It took me a very long time until I considered reading anything by Elena Ferrante, particularly because I am very often skeptical when it comes to popular books. In a way, I wished that Ferrante books are receiving the time stamp which make them an reliable and serious literary success.
Many years and published books after, I decided that it is about time to start my own Ferrante adventure. For now, I´ve started with the first book from the Neapolitan Series, My Brilliant Friend, translated from Italian into German by Karin Krieger.
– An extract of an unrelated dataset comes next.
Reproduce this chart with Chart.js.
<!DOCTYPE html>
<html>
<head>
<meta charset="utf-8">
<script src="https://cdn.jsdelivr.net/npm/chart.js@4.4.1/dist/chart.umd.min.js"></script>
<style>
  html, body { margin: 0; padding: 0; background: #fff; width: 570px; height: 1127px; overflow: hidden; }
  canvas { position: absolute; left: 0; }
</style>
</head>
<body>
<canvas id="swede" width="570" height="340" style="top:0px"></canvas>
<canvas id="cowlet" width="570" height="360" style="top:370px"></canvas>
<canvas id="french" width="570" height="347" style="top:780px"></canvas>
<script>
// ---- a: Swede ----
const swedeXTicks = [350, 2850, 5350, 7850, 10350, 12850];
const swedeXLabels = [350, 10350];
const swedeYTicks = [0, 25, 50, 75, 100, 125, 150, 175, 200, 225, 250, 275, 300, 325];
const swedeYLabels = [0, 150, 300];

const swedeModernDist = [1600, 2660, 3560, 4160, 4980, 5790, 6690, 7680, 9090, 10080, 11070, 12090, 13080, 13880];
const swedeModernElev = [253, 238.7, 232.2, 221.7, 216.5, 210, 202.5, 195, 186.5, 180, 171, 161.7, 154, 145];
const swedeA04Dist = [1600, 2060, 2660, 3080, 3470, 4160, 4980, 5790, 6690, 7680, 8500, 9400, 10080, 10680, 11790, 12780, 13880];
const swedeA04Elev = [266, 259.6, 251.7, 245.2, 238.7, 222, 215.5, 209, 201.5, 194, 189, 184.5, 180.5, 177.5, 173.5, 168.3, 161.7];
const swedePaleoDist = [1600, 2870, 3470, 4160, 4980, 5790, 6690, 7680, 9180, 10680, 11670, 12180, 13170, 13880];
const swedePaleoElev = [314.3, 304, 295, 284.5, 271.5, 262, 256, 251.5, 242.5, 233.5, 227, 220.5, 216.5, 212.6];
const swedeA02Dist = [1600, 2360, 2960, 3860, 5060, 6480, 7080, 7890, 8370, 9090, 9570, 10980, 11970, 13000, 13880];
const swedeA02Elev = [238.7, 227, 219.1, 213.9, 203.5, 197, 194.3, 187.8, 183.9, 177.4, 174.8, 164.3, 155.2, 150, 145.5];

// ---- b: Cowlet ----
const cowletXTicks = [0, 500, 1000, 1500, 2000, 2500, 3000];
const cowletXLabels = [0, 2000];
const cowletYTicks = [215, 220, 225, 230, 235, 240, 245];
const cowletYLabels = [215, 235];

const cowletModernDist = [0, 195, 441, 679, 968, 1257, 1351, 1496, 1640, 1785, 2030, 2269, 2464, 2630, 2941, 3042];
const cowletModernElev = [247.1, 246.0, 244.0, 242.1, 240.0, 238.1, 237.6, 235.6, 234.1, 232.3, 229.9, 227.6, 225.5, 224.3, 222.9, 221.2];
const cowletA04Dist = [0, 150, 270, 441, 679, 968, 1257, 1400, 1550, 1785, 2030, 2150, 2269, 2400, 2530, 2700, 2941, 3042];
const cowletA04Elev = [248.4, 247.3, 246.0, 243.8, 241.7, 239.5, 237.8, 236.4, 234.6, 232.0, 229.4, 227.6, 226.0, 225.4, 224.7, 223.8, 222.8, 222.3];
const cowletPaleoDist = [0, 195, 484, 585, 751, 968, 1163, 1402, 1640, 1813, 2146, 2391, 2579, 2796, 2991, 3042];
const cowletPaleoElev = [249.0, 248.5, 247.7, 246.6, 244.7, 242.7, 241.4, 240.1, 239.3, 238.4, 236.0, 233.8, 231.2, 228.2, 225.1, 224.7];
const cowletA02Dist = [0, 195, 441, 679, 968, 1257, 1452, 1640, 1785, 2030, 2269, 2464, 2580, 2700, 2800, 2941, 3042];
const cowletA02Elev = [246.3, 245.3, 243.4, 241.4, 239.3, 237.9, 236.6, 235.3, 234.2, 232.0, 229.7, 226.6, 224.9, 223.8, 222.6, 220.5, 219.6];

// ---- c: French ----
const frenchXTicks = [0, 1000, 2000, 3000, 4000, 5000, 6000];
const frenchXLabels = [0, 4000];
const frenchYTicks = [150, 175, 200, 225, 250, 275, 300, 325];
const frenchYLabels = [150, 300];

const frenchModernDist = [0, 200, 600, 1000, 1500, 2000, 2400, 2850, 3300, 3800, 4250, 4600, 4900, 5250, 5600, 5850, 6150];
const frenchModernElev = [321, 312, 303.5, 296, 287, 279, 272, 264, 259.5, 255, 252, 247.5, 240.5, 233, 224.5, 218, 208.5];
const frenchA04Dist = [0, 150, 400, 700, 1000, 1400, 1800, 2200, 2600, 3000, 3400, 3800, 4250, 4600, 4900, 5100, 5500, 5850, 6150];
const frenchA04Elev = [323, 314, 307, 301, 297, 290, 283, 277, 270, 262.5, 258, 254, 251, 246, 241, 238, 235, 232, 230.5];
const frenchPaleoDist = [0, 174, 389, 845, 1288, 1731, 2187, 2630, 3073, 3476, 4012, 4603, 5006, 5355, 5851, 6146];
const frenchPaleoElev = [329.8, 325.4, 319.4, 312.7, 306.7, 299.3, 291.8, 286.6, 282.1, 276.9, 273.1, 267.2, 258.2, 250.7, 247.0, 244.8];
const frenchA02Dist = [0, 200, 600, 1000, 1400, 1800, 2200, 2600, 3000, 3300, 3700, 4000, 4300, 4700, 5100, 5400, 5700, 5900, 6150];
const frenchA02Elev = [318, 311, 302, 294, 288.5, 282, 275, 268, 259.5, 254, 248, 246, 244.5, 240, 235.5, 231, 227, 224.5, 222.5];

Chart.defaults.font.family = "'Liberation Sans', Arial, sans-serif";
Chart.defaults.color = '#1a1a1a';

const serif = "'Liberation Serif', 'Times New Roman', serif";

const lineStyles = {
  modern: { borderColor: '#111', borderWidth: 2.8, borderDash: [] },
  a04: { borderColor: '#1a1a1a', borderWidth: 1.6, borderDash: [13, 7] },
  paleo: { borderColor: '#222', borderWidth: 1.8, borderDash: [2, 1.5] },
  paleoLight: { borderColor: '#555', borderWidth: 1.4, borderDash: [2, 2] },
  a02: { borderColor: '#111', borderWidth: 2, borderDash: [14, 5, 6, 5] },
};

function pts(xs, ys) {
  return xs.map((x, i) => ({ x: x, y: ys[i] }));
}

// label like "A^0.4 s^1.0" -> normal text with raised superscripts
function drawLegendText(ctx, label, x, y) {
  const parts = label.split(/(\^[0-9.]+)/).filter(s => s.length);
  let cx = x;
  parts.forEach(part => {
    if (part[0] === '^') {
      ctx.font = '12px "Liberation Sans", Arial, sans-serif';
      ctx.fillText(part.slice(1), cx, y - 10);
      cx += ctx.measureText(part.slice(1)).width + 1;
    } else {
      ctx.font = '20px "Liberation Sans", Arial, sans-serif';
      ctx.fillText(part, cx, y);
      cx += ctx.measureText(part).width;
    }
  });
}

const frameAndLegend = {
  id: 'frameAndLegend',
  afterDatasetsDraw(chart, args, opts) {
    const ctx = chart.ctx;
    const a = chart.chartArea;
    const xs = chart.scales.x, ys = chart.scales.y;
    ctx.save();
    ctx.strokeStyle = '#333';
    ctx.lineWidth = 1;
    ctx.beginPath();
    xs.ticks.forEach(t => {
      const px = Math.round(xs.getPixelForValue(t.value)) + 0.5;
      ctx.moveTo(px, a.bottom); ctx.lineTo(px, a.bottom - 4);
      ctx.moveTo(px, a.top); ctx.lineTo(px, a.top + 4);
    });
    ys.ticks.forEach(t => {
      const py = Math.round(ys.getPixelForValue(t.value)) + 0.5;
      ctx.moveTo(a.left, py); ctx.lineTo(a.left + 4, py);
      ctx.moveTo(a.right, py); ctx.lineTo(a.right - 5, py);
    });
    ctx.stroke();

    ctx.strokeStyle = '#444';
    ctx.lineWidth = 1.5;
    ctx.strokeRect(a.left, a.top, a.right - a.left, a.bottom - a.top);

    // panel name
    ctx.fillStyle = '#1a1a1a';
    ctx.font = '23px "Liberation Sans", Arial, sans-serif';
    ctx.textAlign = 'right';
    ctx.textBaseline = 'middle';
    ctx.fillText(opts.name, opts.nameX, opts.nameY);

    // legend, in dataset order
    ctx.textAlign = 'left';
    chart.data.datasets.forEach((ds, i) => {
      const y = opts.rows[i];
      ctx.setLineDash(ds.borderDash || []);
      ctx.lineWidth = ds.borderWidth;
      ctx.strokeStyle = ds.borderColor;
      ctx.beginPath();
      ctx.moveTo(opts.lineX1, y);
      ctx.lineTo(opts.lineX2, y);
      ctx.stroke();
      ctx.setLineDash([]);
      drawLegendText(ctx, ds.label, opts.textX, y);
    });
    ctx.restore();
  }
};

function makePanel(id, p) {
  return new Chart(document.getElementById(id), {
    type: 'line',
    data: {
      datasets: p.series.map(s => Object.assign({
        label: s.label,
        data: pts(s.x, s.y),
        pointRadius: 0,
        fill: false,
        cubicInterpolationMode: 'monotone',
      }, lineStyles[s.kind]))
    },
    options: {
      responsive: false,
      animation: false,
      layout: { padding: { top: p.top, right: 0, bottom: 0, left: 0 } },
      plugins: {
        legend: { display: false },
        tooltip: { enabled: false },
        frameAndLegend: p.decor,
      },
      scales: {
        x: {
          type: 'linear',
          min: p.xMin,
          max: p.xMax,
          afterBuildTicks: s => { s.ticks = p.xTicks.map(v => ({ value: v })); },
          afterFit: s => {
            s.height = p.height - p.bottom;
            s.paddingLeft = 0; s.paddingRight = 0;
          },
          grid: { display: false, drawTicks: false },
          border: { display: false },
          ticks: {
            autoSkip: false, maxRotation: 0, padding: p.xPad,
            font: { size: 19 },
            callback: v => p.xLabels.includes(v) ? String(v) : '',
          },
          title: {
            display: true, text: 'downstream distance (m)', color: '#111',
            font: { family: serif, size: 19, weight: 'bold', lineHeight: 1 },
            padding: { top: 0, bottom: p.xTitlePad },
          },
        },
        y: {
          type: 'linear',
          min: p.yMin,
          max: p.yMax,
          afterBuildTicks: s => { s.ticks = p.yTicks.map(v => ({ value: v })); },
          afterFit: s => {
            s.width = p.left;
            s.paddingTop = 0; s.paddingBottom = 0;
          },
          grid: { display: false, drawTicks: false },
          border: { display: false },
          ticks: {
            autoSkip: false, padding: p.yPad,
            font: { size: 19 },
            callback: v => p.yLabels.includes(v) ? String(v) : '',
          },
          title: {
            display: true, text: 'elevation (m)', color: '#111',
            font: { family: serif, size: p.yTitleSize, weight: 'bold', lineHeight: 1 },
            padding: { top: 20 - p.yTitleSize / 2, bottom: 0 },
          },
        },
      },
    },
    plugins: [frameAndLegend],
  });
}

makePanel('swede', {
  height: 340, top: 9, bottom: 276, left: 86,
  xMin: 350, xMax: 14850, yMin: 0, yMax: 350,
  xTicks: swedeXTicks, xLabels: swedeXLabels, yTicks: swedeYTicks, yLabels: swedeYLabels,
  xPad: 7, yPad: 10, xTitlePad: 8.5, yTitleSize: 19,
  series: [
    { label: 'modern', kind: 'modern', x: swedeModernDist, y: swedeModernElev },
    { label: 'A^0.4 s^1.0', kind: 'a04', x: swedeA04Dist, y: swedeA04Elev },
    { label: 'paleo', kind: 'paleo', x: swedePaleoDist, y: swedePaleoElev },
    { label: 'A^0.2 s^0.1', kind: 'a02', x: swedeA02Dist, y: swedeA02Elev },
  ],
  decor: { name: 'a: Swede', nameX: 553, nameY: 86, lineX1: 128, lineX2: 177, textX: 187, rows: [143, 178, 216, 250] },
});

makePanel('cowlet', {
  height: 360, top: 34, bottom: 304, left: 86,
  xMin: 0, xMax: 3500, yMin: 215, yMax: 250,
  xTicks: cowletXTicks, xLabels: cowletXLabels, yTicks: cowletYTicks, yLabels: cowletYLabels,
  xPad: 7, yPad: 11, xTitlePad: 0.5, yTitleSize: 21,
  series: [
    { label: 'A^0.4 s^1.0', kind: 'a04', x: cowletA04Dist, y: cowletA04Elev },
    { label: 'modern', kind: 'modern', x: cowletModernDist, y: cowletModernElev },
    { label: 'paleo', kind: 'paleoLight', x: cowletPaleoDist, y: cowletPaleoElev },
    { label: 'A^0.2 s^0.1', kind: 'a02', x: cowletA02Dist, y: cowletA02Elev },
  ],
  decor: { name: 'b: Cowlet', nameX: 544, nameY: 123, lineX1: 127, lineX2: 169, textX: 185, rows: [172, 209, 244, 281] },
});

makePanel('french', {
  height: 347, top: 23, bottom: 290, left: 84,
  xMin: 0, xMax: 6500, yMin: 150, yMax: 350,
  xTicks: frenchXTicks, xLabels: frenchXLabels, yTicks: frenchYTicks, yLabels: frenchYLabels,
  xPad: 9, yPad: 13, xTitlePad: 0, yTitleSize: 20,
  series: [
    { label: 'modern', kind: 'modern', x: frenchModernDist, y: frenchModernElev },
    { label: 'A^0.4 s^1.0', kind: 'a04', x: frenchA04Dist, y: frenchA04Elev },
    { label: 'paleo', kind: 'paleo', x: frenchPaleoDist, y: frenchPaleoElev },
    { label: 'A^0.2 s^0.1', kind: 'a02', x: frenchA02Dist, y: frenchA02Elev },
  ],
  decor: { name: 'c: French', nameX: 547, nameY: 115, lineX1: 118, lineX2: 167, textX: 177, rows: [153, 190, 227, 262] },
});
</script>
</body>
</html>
What impressed me from the very beginning was the relatively simple narrative construction, filled in with a story with a strong social accent. It is build around a friendship between two girls, living in a poor Neapolitan neighbourhood in post-war Italy. The country is slowly building up itself, but the wealth is slowly arriving in this part of the country, marked by strong social prejudice, and an outspoken level of aggressivity within families. Children and particularly women are the easiest target of the men/fathers anger, for reasons that may pertain to impudence. For Elena and Lila, the two girls whose voices are reflected into the story either as young girls or as mature women looking back to their childhood episodes.
The friendship between the two girls is build up through hardship of everyday life, their parents efforts to stop them from going to school, their sexual awakenings and desire to settle down, through marriage, relationships with men. In this violent environment, where old grudges from the time of the last war are still persistent, the violence being the answer to a wide range of personal and professional unhappiness. Although it may look despicable, for a very long time, those relationships between children and parents were for a long time predominant, particularly among socially disadvantaged categories.
Both the ambiance and the characters are well built, with an authenticity of their own, that can be easily placed withing a geographic realm and time. For this stage of discovering the Series, it was enough for opening my literary appetite for the rest of the series. Also for reading more by Ferrante, this very popular Italian writer in translation.